PROBLEM TO WORK ON: Collect every line below that contains the word "code".

═════ PROVIDED ENTRIES ═════

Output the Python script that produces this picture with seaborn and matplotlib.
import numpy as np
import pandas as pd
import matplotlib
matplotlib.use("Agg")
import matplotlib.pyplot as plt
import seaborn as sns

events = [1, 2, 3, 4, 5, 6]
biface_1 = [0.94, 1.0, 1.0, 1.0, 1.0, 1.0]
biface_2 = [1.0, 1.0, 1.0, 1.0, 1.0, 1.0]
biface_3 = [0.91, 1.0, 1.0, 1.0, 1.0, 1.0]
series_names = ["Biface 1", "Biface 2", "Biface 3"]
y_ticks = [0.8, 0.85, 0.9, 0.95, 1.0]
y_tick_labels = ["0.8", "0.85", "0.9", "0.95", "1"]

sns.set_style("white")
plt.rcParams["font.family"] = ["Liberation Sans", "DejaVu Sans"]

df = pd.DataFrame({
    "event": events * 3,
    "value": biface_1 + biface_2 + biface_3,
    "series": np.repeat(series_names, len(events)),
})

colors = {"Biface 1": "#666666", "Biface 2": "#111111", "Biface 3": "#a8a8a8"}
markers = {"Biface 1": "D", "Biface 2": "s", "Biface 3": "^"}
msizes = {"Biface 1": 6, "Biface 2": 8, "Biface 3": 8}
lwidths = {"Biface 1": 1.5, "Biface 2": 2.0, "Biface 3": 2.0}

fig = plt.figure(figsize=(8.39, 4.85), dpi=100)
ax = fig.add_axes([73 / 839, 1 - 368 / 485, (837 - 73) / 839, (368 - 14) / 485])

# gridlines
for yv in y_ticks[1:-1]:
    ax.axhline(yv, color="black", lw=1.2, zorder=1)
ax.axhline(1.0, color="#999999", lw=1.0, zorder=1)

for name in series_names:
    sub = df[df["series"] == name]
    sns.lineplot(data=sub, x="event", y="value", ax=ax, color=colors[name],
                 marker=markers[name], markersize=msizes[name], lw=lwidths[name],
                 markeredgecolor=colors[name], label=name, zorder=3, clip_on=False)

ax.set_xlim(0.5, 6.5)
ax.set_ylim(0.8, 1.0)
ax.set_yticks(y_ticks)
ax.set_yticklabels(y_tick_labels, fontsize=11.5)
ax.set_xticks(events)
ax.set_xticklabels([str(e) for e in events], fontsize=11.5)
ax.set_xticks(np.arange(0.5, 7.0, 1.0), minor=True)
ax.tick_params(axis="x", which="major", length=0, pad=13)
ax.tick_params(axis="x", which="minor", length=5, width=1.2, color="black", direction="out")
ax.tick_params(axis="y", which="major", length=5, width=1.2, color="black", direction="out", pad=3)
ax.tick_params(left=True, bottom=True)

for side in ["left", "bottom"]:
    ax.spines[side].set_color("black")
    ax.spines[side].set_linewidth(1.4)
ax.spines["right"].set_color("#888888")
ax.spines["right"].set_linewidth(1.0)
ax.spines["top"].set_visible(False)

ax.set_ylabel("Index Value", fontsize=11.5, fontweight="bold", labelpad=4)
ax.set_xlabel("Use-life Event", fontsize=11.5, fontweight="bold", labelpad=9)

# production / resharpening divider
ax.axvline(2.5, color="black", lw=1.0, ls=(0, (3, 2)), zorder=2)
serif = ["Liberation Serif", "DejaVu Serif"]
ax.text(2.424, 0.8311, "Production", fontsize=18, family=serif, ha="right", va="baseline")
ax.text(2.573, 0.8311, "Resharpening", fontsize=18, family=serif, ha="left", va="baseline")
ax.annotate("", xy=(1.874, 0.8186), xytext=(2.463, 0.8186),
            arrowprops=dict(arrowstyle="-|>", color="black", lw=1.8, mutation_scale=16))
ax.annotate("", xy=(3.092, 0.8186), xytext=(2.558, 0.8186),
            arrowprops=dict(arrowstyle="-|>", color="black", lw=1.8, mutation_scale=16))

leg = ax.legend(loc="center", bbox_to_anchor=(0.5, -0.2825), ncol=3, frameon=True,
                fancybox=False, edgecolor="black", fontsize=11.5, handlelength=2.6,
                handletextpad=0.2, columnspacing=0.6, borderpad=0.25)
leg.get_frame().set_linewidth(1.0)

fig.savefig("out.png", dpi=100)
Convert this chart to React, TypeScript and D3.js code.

═════
═════ PROVIDED ENTRIES ═════

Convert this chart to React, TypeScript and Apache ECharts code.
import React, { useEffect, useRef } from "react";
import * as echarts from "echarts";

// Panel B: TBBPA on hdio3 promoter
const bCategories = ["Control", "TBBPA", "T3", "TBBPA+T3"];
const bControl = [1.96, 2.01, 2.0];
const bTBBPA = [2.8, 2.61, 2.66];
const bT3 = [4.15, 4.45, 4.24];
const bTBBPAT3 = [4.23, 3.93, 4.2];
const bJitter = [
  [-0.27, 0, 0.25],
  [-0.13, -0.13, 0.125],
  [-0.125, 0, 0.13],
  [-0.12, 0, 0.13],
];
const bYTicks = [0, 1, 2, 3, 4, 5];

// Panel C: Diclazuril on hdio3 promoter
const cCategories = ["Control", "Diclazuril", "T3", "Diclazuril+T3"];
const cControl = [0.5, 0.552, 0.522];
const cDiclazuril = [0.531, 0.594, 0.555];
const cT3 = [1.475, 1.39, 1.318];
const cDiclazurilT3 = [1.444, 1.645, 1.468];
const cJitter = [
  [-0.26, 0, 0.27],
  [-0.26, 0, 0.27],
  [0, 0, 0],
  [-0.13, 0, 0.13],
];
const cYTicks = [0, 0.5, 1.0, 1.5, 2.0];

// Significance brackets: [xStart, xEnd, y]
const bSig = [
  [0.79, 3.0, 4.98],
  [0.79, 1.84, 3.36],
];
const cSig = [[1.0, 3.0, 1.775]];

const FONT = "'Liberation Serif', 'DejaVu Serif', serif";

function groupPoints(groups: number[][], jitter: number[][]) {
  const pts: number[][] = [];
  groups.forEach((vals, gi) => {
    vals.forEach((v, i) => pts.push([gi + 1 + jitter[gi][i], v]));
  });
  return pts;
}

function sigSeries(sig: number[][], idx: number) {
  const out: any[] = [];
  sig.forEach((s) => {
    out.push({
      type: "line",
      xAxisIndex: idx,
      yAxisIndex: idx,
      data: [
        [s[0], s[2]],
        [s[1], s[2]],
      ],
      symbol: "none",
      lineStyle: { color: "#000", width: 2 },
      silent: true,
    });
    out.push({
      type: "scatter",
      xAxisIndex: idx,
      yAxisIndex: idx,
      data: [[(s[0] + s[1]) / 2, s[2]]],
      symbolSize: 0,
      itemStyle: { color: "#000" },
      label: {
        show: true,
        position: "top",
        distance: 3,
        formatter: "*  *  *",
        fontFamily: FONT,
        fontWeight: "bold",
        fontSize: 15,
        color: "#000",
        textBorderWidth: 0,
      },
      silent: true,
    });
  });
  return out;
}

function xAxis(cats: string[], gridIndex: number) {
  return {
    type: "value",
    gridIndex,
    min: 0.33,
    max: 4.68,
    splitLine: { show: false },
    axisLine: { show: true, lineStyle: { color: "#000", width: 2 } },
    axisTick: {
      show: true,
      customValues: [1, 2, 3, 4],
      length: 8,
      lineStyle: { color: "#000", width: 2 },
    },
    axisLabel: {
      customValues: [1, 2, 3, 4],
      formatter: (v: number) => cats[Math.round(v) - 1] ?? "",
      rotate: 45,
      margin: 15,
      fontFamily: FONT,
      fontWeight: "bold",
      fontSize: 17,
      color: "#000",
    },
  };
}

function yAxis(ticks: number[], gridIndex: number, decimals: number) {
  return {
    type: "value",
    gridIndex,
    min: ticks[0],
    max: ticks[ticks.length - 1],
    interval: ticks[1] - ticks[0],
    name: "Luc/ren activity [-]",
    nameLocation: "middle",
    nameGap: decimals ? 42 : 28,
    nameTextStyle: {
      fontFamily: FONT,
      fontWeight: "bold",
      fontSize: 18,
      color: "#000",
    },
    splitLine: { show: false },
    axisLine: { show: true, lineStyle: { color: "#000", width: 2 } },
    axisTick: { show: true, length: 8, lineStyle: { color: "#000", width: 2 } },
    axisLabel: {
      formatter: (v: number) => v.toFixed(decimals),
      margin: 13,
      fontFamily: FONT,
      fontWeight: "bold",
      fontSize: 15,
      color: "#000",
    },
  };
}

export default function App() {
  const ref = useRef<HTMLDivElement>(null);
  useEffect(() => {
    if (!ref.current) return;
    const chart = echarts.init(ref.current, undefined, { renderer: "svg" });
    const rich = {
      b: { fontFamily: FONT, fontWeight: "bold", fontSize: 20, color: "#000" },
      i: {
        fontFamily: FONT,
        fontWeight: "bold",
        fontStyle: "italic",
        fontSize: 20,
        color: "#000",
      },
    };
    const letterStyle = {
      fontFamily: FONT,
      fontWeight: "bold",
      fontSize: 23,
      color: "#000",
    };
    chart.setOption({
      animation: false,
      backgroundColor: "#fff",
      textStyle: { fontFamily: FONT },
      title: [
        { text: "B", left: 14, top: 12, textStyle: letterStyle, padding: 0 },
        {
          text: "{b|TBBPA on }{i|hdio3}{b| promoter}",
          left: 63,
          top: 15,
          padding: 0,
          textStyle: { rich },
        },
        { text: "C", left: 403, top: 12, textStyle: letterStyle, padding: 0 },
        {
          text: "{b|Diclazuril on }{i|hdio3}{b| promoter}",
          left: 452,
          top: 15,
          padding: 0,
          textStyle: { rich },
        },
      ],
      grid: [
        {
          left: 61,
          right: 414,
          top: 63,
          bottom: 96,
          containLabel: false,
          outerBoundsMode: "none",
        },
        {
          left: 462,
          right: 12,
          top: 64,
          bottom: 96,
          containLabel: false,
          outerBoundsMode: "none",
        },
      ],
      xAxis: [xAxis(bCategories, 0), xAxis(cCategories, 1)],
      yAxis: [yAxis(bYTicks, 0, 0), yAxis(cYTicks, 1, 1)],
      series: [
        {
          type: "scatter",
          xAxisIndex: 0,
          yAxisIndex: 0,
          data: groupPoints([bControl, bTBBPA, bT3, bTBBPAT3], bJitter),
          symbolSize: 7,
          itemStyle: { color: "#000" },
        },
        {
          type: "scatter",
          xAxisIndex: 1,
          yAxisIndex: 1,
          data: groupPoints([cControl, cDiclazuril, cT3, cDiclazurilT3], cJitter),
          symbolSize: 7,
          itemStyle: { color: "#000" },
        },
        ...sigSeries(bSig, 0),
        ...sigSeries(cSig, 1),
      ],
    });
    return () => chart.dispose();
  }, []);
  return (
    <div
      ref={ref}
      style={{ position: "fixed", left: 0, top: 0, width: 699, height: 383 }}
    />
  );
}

═════

COMPLETE ANSWER:
Convert this chart to React, TypeScript and D3.js code.
Convert this chart to React, TypeScript and Apache ECharts code.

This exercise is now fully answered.